A cabinet minister seems to have rowed back from her colleague’s claim that cutting winter fuel payments prevented there being a “run on the pound”.
The leader of the House of Commons, Lucy Powell, told broadcasters on Sunday that the government is restricting winter fuel payments to just the poorest pensioners because the UK’s deficit and spending was higher than previously assumed.
She added: “If we hadn’t taken this action, we would have seen a run on the pound, the economy crashing, and the people who pay the heaviest price for that are the poorest and people on fixed incomes.”
But when asked about Powell’s comments on BBC Breakfast the following day, the education secretary Bridget Phillipson seemed to tread very carefully.
She said: “What is clear, is if we had not got to grips with the public finances overall, there could have been serious consequences for the economy.”
She pointed to Liz Truss’s infamous mini-Budget, and said there was a “reckless and cavalier” approach to the British economy under the Tories.
“It is important that we fix the foundations and we get a grip on the economy, but none of us wanted to be making these kinds of choices especially when it comes to the winter fuel allowance,” Phillipson said.
So BBC Breakfast host Sally Nugent asked: “Do you think, if you hadn’t taken that decision to cut winter fuel allowances, there would have been a run on the pound?”
Phillipson said: “I think that had the chancellor not taken decisive action to get a grip on the public finances overall, there could have been really dangerous consequences for people across the country.”
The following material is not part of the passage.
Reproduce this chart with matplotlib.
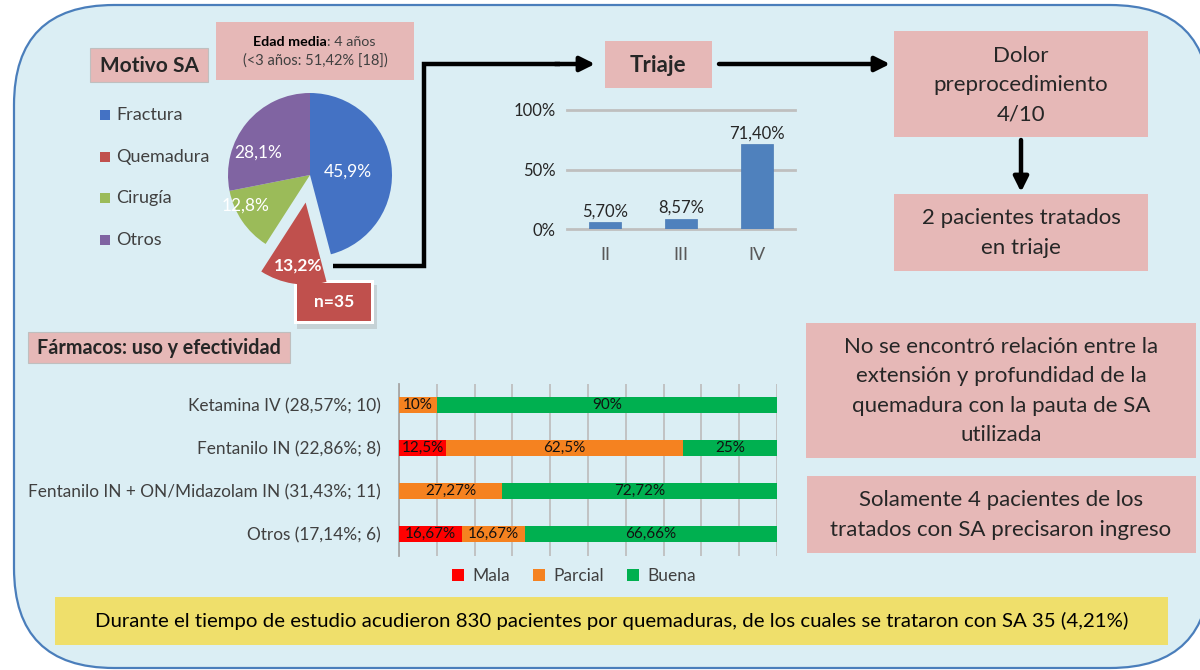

Nugent pushed: “You sound to me like you are not entirely agreeing with your cabinet colleague Lucy Powell.”
“My understanding is that Lucy was making a wider point about the need to get the public finances under control,” the cabinet minister said.
The BBC Breakfast host then asked: “The decision to cut winter fuel payments have proven to be hugely unpopular.
“Is there any possibility you might be looking at that decision again?”
The minister said she understood how it was unpopular, but that they had to do it because of the £22bn black hole left behind by the Tories.
“But it is always a choice, isn’t it? You choose where that money comes from,” Nugent pushed.
“Yes, and the public finances are in such a dire state that we have had to make tough choices about that,” Phillipson said.
When Nugent said the Conservatives are claiming they left a “growing economy” for Labour, the minister said: “I think your viewers will know just how bad things have been in recent years, they will know the shape of the economy and they will know the action needed to get things back in control.
“I don’t think the Conservatives have anything to be crowing about here.”